The alternative approach here represents tax smoothing in the sense that the tax rate is higher initially but eventually lower than it would be if the tax rate were raised gradually in line with rising government spending in order to balance budgets. The model allows for feedback effects of the tax rate on labour supply through both intratemporal and intertemporal effects which in turn feed back to fiscal projections via taxation revenue.

Tax smoothing implies that current generations will bear a greater tax burden, and future generations a lower burden, than they would under continuously balanced budgets. However the effects are arguably not large. For the baseline demographic projections, no generation is better or worse off by more than 0.7% of remaining lifetime income. This is perhaps not surprising given that the sustainable debt scenario requires only a small increase in the tax to GDP ratio of 0.5% at the most over a decade from 2015.

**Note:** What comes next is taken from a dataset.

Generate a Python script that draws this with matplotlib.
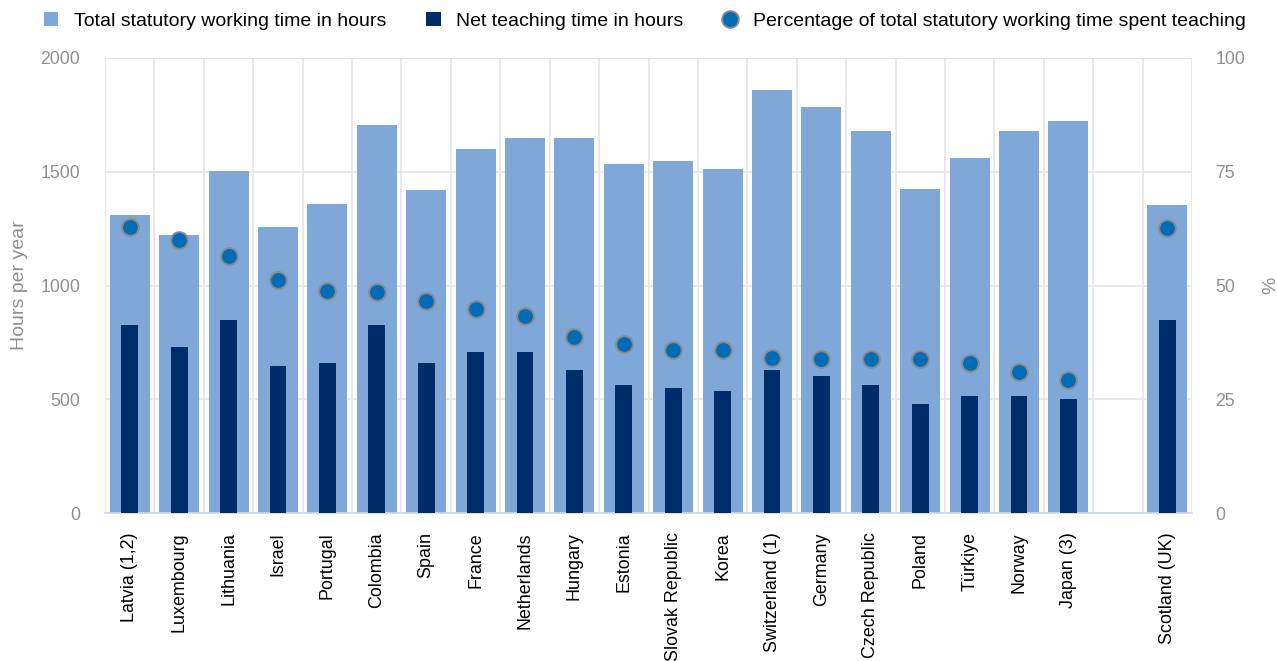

Those born around 1960 fare the worst, but only suffer a 0.7% drop in their remaining lifetime incomes. This generation is at their peak earning capacity when the tax smoothing policy is introduced, which results in an initial jump in tax rates. They have also retired before the balanced budget scenario yields the payoff of a lower tax rate. Retired workers are also worse off because they pay higher tax rates on their retirement income. Future workers are better off because they escape the higher taxes on earlier generations and reap the gains from lower future taxes.

The losses to current generations can be weighed up against the gains to future generations through the social welfare function. The results show that net social gains are possible provided the gains to future generations are given sufficient weight by appropriate choice of parameters in the social welfare function. The parameter values required to generate net social gains are close to the bounds of plausible values. Depending on the parameter values, the magnitudes of the net social gains/losses range from minus $90 to plus $94 per capita per year.